|Matthew Henry's Concise Commentary|
2:10-22 If we are truly wise, we shall be careful to avoid all evil company and evil practices. When wisdom has dominion over us, then it not only fills the head, but enters into the heart, and will preserve, both against corruptions within and temptations without. The ways of sin are ways of darkness, uncomfortable and unsafe: what fools are those who leave the plain, pleasant, lightsome paths of uprightness, to walk in such ways! They take pleasure in sin; both in committing it, and in seeing others commit it. Every wise man will shun such company. True wisdom will also preserve from those who lead to fleshly lusts, which defile the body, that living temple, and war against the soul. These are evils which excite the sorrow of every serious mind, and cause every reflecting parent to look upon his children with anxiety, lest they should be entangled in such fatal snares. Let the sufferings of others be our warnings. Our Lord Jesus deters from sinful pleasures, by the everlasting torments which follow them.

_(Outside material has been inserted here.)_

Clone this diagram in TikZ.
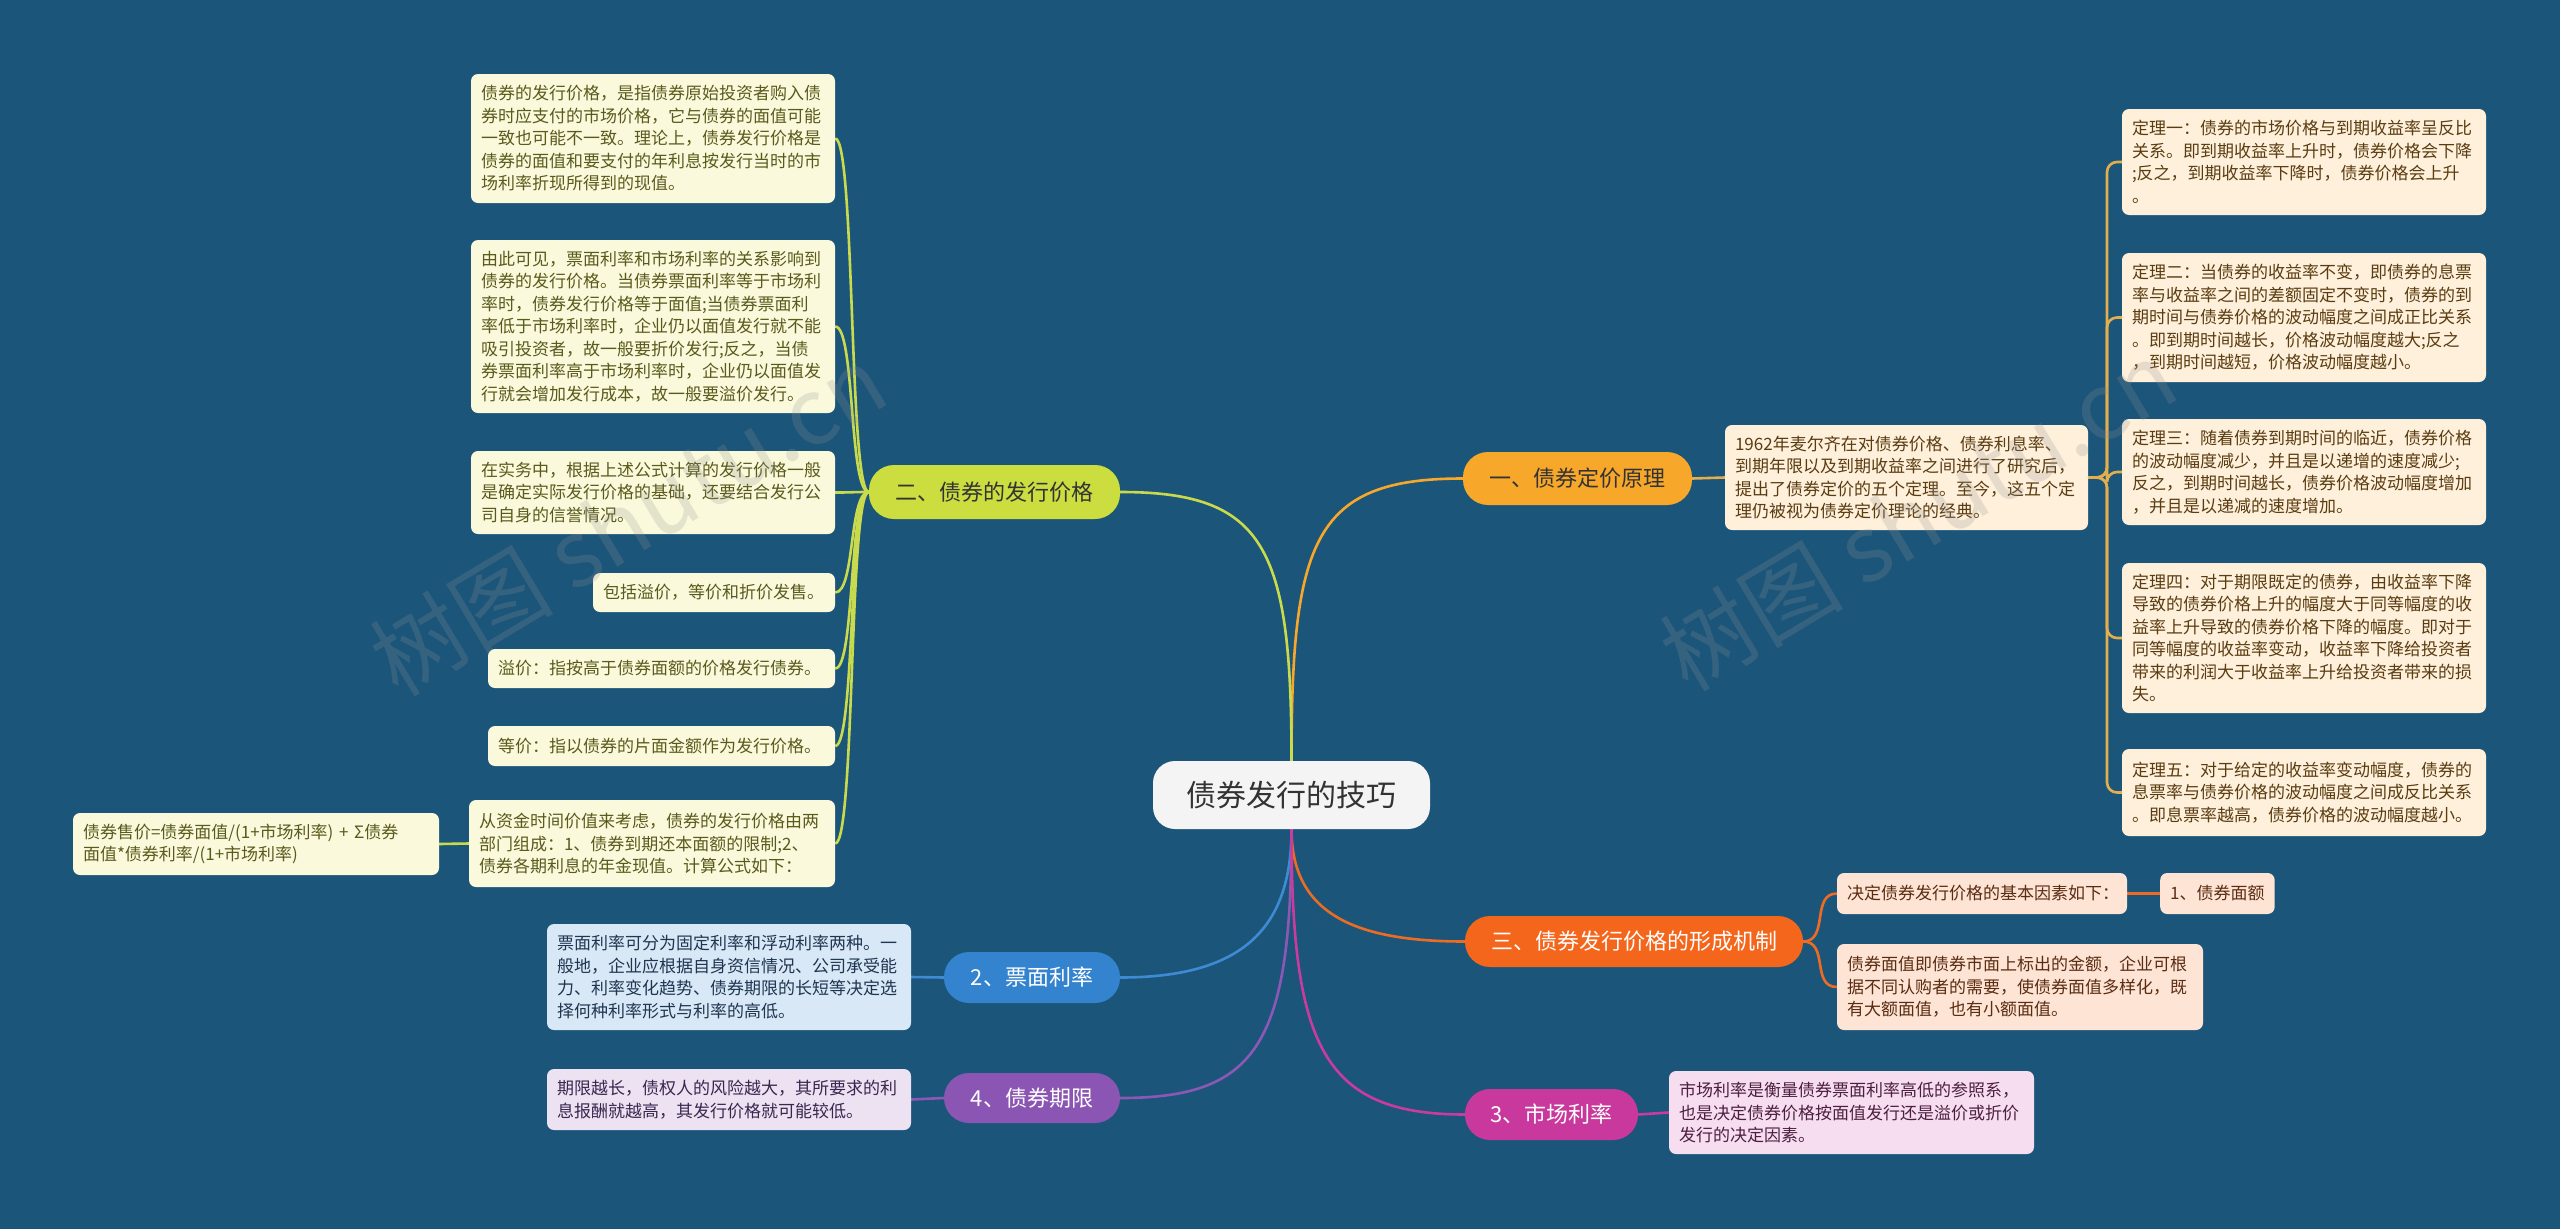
\documentclass[tikz,border=0pt]{standalone}
\usepackage{fontspec}
\setmainfont{Noto Sans CJK SC}
\usetikzlibrary{calc}
\pgfdeclarelayer{back}
\pgfdeclarelayer{bg}
\pgfsetlayers{back,bg,main}
\definecolor{bgc}{HTML}{1B5579}
\definecolor{gfill}{HTML}{FAF9DC}
\definecolor{gtext}{HTML}{5A5A1C}
\definecolor{gline}{HTML}{C9DB4C}
\definecolor{gnode}{HTML}{CBDD3F}
\definecolor{ofill}{HTML}{FEF0DA}
\definecolor{otext}{HTML}{5A3C12}
\definecolor{oline}{HTML}{E2AE4E}
\definecolor{onode}{HTML}{F7A72A}
\definecolor{rfill}{HTML}{FDE4D4}
\definecolor{rtext}{HTML}{5A2C12}
\definecolor{rline}{HTML}{EC6C24}
\definecolor{rnode}{HTML}{F4661C}
\definecolor{bfill}{HTML}{D8E8F6}
\definecolor{btext}{HTML}{1F3550}
\definecolor{bline}{HTML}{3E8AD4}
\definecolor{bnode}{HTML}{3483CF}
\definecolor{pfill}{HTML}{ECE2F1}
\definecolor{ptext}{HTML}{3B2650}
\definecolor{pline}{HTML}{8C58B6}
\definecolor{pnode}{HTML}{8B55B3}
\definecolor{mfill}{HTML}{F6DDF0}
\definecolor{mtext}{HTML}{4C1F40}
\definecolor{mline}{HTML}{C93C9E}
\definecolor{mnode}{HTML}{C9399D}
\definecolor{cfill}{HTML}{F4F4F4}
\definecolor{ctext}{HTML}{333333}
\tikzset{
  leaf/.style={rounded corners=7pt, align=left, inner xsep=10pt, inner ysep=3pt,
    font=\fontsize{17}{22.5}\selectfont},
  gleaf/.style={leaf, fill=gfill, text=gtext},
  oleaf/.style={leaf, fill=ofill, text=otext},
  rleaf/.style={leaf, fill=rfill, text=rtext},
  bleaf/.style={leaf, fill=bfill, text=btext},
  pleaf/.style={leaf, fill=pfill, text=ptext},
  mleaf/.style={leaf, fill=mfill, text=mtext},
  pill/.style={rounded corners=25pt, inner sep=0pt, align=center,
    font=\fontsize{22}{26}\selectfont},
  conn/.style={line width=2.6pt},
  wmark/.style={rotate=31, opacity=0.22, text=gray!85, font=\fontsize{92}{92}\selectfont}
}
\begin{document}
\begin{tikzpicture}[x=1pt,y=-1pt]
\useasboundingbox (0,0) rectangle (2560,1229);
\begin{pgfonlayer}{back}
\fill[bgc] (0,0) rectangle (2560,1229);
\end{pgfonlayer}

% central node
\node[rounded corners=22pt, fill=cfill, text=ctext, minimum width=277pt, minimum height=68pt,
  font=\fontsize{30}{34}\selectfont] (c) at (1291.5,795) {债券发行的技巧};

% main branches
\node[pill, fill=onode, text=ctext, minimum width=229pt, minimum height=53pt] (n1) at (1577.5,478.5) {一、债券定价原理};
\node[pill, fill=gnode, text=ctext, minimum width=251pt, minimum height=54pt] (n2) at (994.5,492) {二、债券的发行价格};
\node[pill, fill=rnode, text=white, minimum width=338pt, minimum height=51pt] (n3) at (1634,941.5) {三、债券发行价格的形成机制};
\node[pill, fill=bnode, text=white, minimum width=176pt, minimum height=51pt] (n4) at (1032,977.5) {2、票面利率};
\node[pill, fill=pnode, text=white, minimum width=176pt, minimum height=50pt] (n5) at (1032,1098) {4、债券期限};
\node[pill, fill=mnode, text=white, minimum width=173pt, minimum height=51pt] (n6) at (1551.5,1114.5) {3、市场利率};

% branch 二 leaves
\node[gleaf, text width=344pt, minimum height=129pt] (g1) at (653,138.5) {债券的发行价格，是指债券原始投资者购入债\\券时应支付的市场价格，它与债券的面值可能\\一致也可能不一致。理论上，债券发行价格是\\债券的面值和要支付的年利息按发行当时的市\\场利率折现所得到的现值。};
\node[gleaf, text width=344pt, minimum height=173pt] (g2) at (653,326.5) {由此可见，票面利率和市场利率的关系影响到\\债券的发行价格。当债券票面利率等于市场利\\率时，债券发行价格等于面值;当债券票面利\\率低于市场利率时，企业仍以面值发行就不能\\吸引投资者，故一般要折价发行;反之，当债\\券票面利率高于市场利率时，企业仍以面值发\\行就会增加发行成本，故一般要溢价发行。};
\node[gleaf, text width=344pt, minimum height=83pt] (g3) at (653,492.5) {在实务中，根据上述公式计算的发行价格一般\\是确定实际发行价格的基础，还要结合发行公\\司自身的信誉情况。};
\node[gleaf, text width=222pt, minimum height=39pt] (g4) at (714,592.5) {包括溢价，等价和折价发售。};
\node[gleaf, text width=327pt, minimum height=39pt] (g5) at (661.5,668.5) {溢价：指按高于债券面额的价格发行债券。};
\node[gleaf, text width=327pt, minimum height=40pt] (g6) at (661.5,746) {等价：指以债券的片面金额作为发行价格。};
\node[gleaf, text width=346pt, minimum height=87pt] (g7) at (652,843.5) {从资金时间价值来考虑，债券的发行价格由两\\部门组成：1、债券到期还本面额的限制;2、\\债券各期利息的年金现值。计算公式如下：};
\node[gleaf, text width=346pt, minimum height=62pt] (gf) at (256,844) {债券售价=债券面值/(1+市场利率) + Σ债券\\面值*债券利率/(1+市场利率)};

% branch 一 leaves
\node[oleaf, text width=343pt, minimum height=105pt] (o0) at (1906.5,477.5) {1962年麦尔齐在对债券价格、债券利息率、\\到期年限以及到期收益率之间进行了研究后，\\提出了债券定价的五个定理。至今，这五个定\\理仍被视为债券定价理论的经典。};
\node[oleaf, text width=344pt, minimum height=106pt] (t1) at (2304,162) {定理一：债券的市场价格与到期收益率呈反比\\关系。即到期收益率上升时，债券价格会下降\\;反之，到期收益率下降时，债券价格会上升\\。};
\node[oleaf, text width=344pt, minimum height=129pt] (t2) at (2304,317.5) {定理二：当债券的收益率不变，即债券的息票\\率与收益率之间的差额固定不变时，债券的到\\期时间与债券价格的波动幅度之间成正比关系\\。即到期时间越长，价格波动幅度越大;反之\\，到期时间越短，价格波动幅度越小。};
\node[oleaf, text width=344pt, minimum height=106pt] (t3) at (2304,472) {定理三：随着债券到期时间的临近，债券价格\\的波动幅度减少，并且是以递增的速度减少;\\反之，到期时间越长，债券价格波动幅度增加\\，并且是以递减的速度增加。};
\node[oleaf, text width=344pt, minimum height=150pt] (t4) at (2304,638) {定理四：对于期限既定的债券，由收益率下降\\导致的债券价格上升的幅度大于同等幅度的收\\益率上升导致的债券价格下降的幅度。即对于\\同等幅度的收益率变动，收益率下降给投资者\\带来的利润大于收益率上升给投资者带来的损\\失。};
\node[oleaf, text width=344pt, minimum height=87pt] (t5) at (2304,792.5) {定理五：对于给定的收益率变动幅度，债券的\\息票率与债券价格的波动幅度之间成反比关系\\。即息票率越高，债券价格的波动幅度越小。};

% branch 三 leaves
\node[rleaf, text width=270pt, minimum height=41pt] (r1) at (1982,893.5) {决定债券发行价格的基本因素如下：};
\node[rleaf, anchor=west, minimum height=41pt] (r2) at (2160,893.5) {1、债券面额};
\node[rleaf, text width=346pt, minimum height=86pt] (r3) at (2020,987) {债券面值即债券市面上标出的金额，企业可根\\据不同认购者的需要，使债券面值多样化，既\\有大额面值，也有小额面值。};

% other leaves
\node[bleaf, text width=344pt, minimum height=106pt] (b1) at (729,977) {票面利率可分为固定利率和浮动利率两种。一\\般地，企业应根据自身资信情况、公司承受能\\力、利率变化趋势、债券期限的长短等决定选\\择何种利率形式与利率的高低。};
\node[pleaf, text width=344pt, minimum height=61pt] (p1) at (729,1099.5) {期限越长，债权人的风险越大，其所要求的利\\息报酬就越高，其发行价格就可能较低。};
\node[mleaf, text width=345pt, minimum height=83pt] (m1) at (1851.5,1112.5) {市场利率是衡量债券票面利率高低的参照系，\\也是决定债券价格按面值发行还是溢价或折价\\发行的决定因素。};

% connectors
\begin{pgfonlayer}{bg}
\draw[conn, draw=onode] (c.north) .. controls (1291.5,539) and (1314,478.5) .. (n1.west);
\draw[conn, draw=gline] (c.north) .. controls (1291.5,547) and (1265,492) .. (n2.east);
\draw[conn, draw=rline] (c.south) .. controls (1291.5,914) and (1355,941.5) .. (n3.west);
\draw[conn, draw=bline] (c.south) .. controls (1291.5,930) and (1241,977.5) .. (n4.east);
\draw[conn, draw=pline] (c.south) .. controls (1291.5,1045) and (1257,1098) .. (n5.east);
\draw[conn, draw=mline] (c.south) .. controls (1291.5,1045) and (1322,1114.5) .. (n6.west);

\foreach \g in {g1,g2,g3,g4,g5,g6,g7}
  \draw[conn, draw=gline] (n2.west) .. controls +(-20,0) and +(20,0) .. (\g.east);
\draw[conn, draw=gline] (g7.west) -- (gf.east);

\draw[conn, draw=oline] (n1.east) -- (o0.west);
\foreach \t in {t1,t2,t3,t4,t5}
  \draw[conn, draw=oline, rounded corners=10pt] (o0.east) -- (2107,477.5) |- (\t.west);

\draw[conn, draw=rline] (n3.east) .. controls +(26,0) and +(-26,0) .. (r1.west);
\draw[conn, draw=rline] (n3.east) .. controls +(26,0) and +(-26,0) .. (r3.west);
\draw[conn, draw=rline] (r1.east) -- (r2.west);

\draw[conn, draw=bline] (b1.east) -- (n4.west);
\draw[conn, draw=pline] (p1.east) -- (n5.west);
\draw[conn, draw=mline] (n6.east) -- (m1.west);
\end{pgfonlayer}

% watermarks
\node[wmark] (w1) at (628,520) {树图 shutu.cn};
\node[wmark] (w2) at (1918,515) {树图 shutu.cn};
\end{tikzpicture}
\end{document}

It is very rare that any who are caught in this snare of the devil, recover themselves; so much is the heart hardened, and the mind blinded, by the deceitfulness of this sin. Many think that this caution, besides the literal sense, is to be understood as a caution against idolatry, and subjecting the soul to the body, by seeking any forbidden object. The righteous must leave the earth as well as the wicked; but the earth is a very different thing to them. To the wicked it is all the heaven they ever shall have; to the righteous it is the place of preparation for heaven. And is it all one to us, whether we share with the wicked in the miseries of their latter end, or share those everlasting joys that shall crown believers?
Verse 11. - Discretion shall preserve thee. Discretion (מְזַמָּת m'zimoth), as in Proverbs 1:4, is the outward manifestation of wisdom; it tests what is uncertain, and avoids danger (Hitzig). The word carries with it the idea of reflection or consideration (see Proverbs 3:21; Proverbs 5:2; Proverbs 8:12) The LXX. reads, βουλὴ καλή, "good counsel;" and the Vulgate, concilium. Shall preserve thee. The idea of protection and guarding, which is predicated of Jehovah in ver. 8, is here transferred to discretion and understanding, which to some extent are put forward as personifications. Understanding (תְבוּנָה, t'vunah), as in Proverbs 2:11; the power of distinguishing and separating, and, in the case of conflicting interests, to decide on the best. Shall keep; i.e. keep safe, or in the sense of watching over or guarding. The two verbs "to preserve" (שָׁמַר shamar) and "to keep" (נָצַר, natsar), LXX. τήρειν, occur together again in Proverbs 4:6.
Gill's Exposition of the Entire Bible
Discretion shall preserve thee,.... Which wisdom or the Gospel gives, or the Lord by the means of it; for the Gospel makes a man wise and discreet in the business of salvation, and in his conduct and deportment; and the discretion it gives him will put him upon his guard, and direct him to watch against every error, and every false way. And so the words may be rendered, "discretion will watch over thee"; to keep thee from everything pernicious in doctrine and practice. The Septuagint version renders it, "good counsel"; which wisdom gives, and the Gospel is full of; and which, if attended to, is a means of the preservation of the saints;
understanding shall keep thee; which is only the same thing expressed in other words. The Septuagint version renders it, "an holy thought"; and the Arabic version, "a just thought shall preserve thee in thy last times". What these are a means of keeping and preserving from is explained in the following verses.